**Exercise objective:**
Reproduce every entry exactly, without alteration.
═══ Data provided
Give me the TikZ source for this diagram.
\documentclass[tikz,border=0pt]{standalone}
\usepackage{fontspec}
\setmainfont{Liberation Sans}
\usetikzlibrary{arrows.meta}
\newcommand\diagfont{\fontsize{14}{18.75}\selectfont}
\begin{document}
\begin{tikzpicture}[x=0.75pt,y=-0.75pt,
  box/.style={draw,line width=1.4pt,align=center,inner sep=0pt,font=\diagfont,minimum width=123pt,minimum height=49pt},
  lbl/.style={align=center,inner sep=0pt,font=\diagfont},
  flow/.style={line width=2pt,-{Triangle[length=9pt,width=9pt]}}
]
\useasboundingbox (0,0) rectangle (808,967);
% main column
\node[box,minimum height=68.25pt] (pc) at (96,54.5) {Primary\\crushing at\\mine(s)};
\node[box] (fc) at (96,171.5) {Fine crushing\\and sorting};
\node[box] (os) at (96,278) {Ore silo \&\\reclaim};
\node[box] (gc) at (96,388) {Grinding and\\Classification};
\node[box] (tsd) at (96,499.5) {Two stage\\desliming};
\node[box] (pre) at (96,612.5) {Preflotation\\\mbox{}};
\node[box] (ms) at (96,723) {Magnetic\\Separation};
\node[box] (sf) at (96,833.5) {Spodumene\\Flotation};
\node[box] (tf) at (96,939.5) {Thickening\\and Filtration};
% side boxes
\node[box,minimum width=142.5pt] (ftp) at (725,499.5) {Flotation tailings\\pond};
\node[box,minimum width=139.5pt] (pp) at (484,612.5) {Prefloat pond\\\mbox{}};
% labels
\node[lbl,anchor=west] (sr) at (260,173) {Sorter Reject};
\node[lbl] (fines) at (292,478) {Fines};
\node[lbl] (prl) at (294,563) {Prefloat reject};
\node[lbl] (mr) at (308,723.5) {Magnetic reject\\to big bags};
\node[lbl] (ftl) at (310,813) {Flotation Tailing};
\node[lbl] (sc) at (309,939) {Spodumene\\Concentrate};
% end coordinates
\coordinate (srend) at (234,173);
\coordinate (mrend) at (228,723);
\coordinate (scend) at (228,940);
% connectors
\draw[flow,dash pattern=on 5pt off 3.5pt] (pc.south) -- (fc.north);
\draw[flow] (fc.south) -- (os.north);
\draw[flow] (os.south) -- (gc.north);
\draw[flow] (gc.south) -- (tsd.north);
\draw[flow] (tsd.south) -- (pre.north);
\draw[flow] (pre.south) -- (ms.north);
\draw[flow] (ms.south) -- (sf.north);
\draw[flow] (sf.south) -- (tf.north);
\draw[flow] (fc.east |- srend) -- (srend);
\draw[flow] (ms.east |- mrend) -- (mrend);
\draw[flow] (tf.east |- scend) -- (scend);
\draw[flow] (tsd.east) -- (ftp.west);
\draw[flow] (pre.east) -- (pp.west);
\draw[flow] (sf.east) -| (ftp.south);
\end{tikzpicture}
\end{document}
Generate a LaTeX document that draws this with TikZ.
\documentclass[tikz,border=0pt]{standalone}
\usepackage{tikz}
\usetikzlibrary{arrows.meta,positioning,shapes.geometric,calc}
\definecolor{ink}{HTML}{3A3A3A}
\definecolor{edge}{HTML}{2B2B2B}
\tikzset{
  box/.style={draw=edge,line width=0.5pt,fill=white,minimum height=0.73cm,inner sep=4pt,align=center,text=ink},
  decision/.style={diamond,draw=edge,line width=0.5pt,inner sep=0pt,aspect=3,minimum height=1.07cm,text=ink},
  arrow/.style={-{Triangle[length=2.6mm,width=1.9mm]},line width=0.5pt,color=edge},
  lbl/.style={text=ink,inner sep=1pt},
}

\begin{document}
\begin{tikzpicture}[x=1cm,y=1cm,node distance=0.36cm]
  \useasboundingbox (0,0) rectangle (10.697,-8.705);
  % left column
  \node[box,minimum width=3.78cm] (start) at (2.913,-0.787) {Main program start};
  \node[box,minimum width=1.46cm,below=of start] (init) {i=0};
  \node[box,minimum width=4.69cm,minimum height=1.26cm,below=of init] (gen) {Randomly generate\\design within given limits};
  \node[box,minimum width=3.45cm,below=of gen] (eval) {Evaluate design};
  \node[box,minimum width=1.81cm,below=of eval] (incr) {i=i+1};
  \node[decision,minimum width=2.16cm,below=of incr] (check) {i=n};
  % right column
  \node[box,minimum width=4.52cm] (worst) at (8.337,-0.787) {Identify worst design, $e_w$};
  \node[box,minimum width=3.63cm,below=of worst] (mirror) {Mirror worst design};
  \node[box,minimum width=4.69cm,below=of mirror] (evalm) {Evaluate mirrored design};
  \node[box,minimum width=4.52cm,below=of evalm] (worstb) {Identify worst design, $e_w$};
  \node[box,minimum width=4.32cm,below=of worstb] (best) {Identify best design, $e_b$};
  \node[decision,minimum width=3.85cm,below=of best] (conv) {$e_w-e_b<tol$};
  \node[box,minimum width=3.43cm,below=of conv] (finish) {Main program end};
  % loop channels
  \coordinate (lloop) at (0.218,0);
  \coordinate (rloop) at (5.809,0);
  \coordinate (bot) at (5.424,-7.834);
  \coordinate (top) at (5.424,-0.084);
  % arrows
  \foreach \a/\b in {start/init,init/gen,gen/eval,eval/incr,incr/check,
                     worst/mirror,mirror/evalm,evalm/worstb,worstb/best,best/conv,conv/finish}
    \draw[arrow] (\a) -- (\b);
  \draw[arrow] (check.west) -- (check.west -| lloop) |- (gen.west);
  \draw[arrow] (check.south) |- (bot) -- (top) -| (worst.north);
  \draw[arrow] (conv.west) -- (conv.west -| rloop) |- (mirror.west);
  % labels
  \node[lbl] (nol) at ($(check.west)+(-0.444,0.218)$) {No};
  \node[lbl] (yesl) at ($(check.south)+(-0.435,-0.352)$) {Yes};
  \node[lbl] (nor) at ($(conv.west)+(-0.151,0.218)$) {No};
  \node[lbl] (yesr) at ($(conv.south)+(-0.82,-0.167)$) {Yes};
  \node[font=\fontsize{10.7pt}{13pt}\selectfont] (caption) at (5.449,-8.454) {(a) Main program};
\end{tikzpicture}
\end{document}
══════
**Output for this task:**
Give me the TikZ source for this diagram.
\documentclass[tikz,border=0pt]{standalone}
\usepackage{fontspec}
\setmainfont{Liberation Sans}
\usetikzlibrary{arrows.meta}
\newcommand\diagfont{\fontsize{14}{18.75}\selectfont}
\begin{document}
\begin{tikzpicture}[x=0.75pt,y=-0.75pt,
  box/.style={draw,line width=1.4pt,align=center,inner sep=0pt,font=\diagfont,minimum width=123pt,minimum height=49pt},
  lbl/.style={align=center,inner sep=0pt,font=\diagfont},
  flow/.style={line width=2pt,-{Triangle[length=9pt,width=9pt]}}
]
\useasboundingbox (0,0) rectangle (808,967);
% main column
\node[box,minimum height=68.25pt] (pc) at (96,54.5) {Primary\\crushing at\\mine(s)};
\node[box] (fc) at (96,171.5) {Fine crushing\\and sorting};
\node[box] (os) at (96,278) {Ore silo \&\\reclaim};
\node[box] (gc) at (96,388) {Grinding and\\Classification};
\node[box] (tsd) at (96,499.5) {Two stage\\desliming};
\node[box] (pre) at (96,612.5) {Preflotation\\\mbox{}};
\node[box] (ms) at (96,723) {Magnetic\\Separation};
\node[box] (sf) at (96,833.5) {Spodumene\\Flotation};
\node[box] (tf) at (96,939.5) {Thickening\\and Filtration};
% side boxes
\node[box,minimum width=142.5pt] (ftp) at (725,499.5) {Flotation tailings\\pond};
\node[box,minimum width=139.5pt] (pp) at (484,612.5) {Prefloat pond\\\mbox{}};
% labels
\node[lbl,anchor=west] (sr) at (260,173) {Sorter Reject};
\node[lbl] (fines) at (292,478) {Fines};
\node[lbl] (prl) at (294,563) {Prefloat reject};
\node[lbl] (mr) at (308,723.5) {Magnetic reject\\to big bags};
\node[lbl] (ftl) at (310,813) {Flotation Tailing};
\node[lbl] (sc) at (309,939) {Spodumene\\Concentrate};
% end coordinates
\coordinate (srend) at (234,173);
\coordinate (mrend) at (228,723);
\coordinate (scend) at (228,940);
% connectors
\draw[flow,dash pattern=on 5pt off 3.5pt] (pc.south) -- (fc.north);
\draw[flow] (fc.south) -- (os.north);
\draw[flow] (os.south) -- (gc.north);
\draw[flow] (gc.south) -- (tsd.north);
\draw[flow] (tsd.south) -- (pre.north);
\draw[flow] (pre.south) -- (ms.north);
\draw[flow] (ms.south) -- (sf.north);
\draw[flow] (sf.south) -- (tf.north);
\draw[flow] (fc.east |- srend) -- (srend);
\draw[flow] (ms.east |- mrend) -- (mrend);
\draw[flow] (tf.east |- scend) -- (scend);
\draw[flow] (tsd.east) -- (ftp.west);
\draw[flow] (pre.east) -- (pp.west);
\draw[flow] (sf.east) -| (ftp.south);
\end{tikzpicture}
\end{document}
Generate a LaTeX document that draws this with TikZ.
\documentclass[tikz,border=0pt]{standalone}
\usepackage{tikz}
\usetikzlibrary{arrows.meta,positioning,shapes.geometric,calc}
\definecolor{ink}{HTML}{3A3A3A}
\definecolor{edge}{HTML}{2B2B2B}
\tikzset{
  box/.style={draw=edge,line width=0.5pt,fill=white,minimum height=0.73cm,inner sep=4pt,align=center,text=ink},
  decision/.style={diamond,draw=edge,line width=0.5pt,inner sep=0pt,aspect=3,minimum height=1.07cm,text=ink},
  arrow/.style={-{Triangle[length=2.6mm,width=1.9mm]},line width=0.5pt,color=edge},
  lbl/.style={text=ink,inner sep=1pt},
}

\begin{document}
\begin{tikzpicture}[x=1cm,y=1cm,node distance=0.36cm]
  \useasboundingbox (0,0) rectangle (10.697,-8.705);
  % left column
  \node[box,minimum width=3.78cm] (start) at (2.913,-0.787) {Main program start};
  \node[box,minimum width=1.46cm,below=of start] (init) {i=0};
  \node[box,minimum width=4.69cm,minimum height=1.26cm,below=of init] (gen) {Randomly generate\\design within given limits};
  \node[box,minimum width=3.45cm,below=of gen] (eval) {Evaluate design};
  \node[box,minimum width=1.81cm,below=of eval] (incr) {i=i+1};
  \node[decision,minimum width=2.16cm,below=of incr] (check) {i=n};
  % right column
  \node[box,minimum width=4.52cm] (worst) at (8.337,-0.787) {Identify worst design, $e_w$};
  \node[box,minimum width=3.63cm,below=of worst] (mirror) {Mirror worst design};
  \node[box,minimum width=4.69cm,below=of mirror] (evalm) {Evaluate mirrored design};
  \node[box,minimum width=4.52cm,below=of evalm] (worstb) {Identify worst design, $e_w$};
  \node[box,minimum width=4.32cm,below=of worstb] (best) {Identify best design, $e_b$};
  \node[decision,minimum width=3.85cm,below=of best] (conv) {$e_w-e_b<tol$};
  \node[box,minimum width=3.43cm,below=of conv] (finish) {Main program end};
  % loop channels
  \coordinate (lloop) at (0.218,0);
  \coordinate (rloop) at (5.809,0);
  \coordinate (bot) at (5.424,-7.834);
  \coordinate (top) at (5.424,-0.084);
  % arrows
  \foreach \a/\b in {start/init,init/gen,gen/eval,eval/incr,incr/check,
                     worst/mirror,mirror/evalm,evalm/worstb,worstb/best,best/conv,conv/finish}
    \draw[arrow] (\a) -- (\b);
  \draw[arrow] (check.west) -- (check.west -| lloop) |- (gen.west);
  \draw[arrow] (check.south) |- (bot) -- (top) -| (worst.north);
  \draw[arrow] (conv.west) -- (conv.west -| rloop) |- (mirror.west);
  % labels
  \node[lbl] (nol) at ($(check.west)+(-0.444,0.218)$) {No};
  \node[lbl] (yesl) at ($(check.south)+(-0.435,-0.352)$) {Yes};
  \node[lbl] (nor) at ($(conv.west)+(-0.151,0.218)$) {No};
  \node[lbl] (yesr) at ($(conv.south)+(-0.82,-0.167)$) {Yes};
  \node[font=\fontsize{10.7pt}{13pt}\selectfont] (caption) at (5.449,-8.454) {(a) Main program};
\end{tikzpicture}
\end{document}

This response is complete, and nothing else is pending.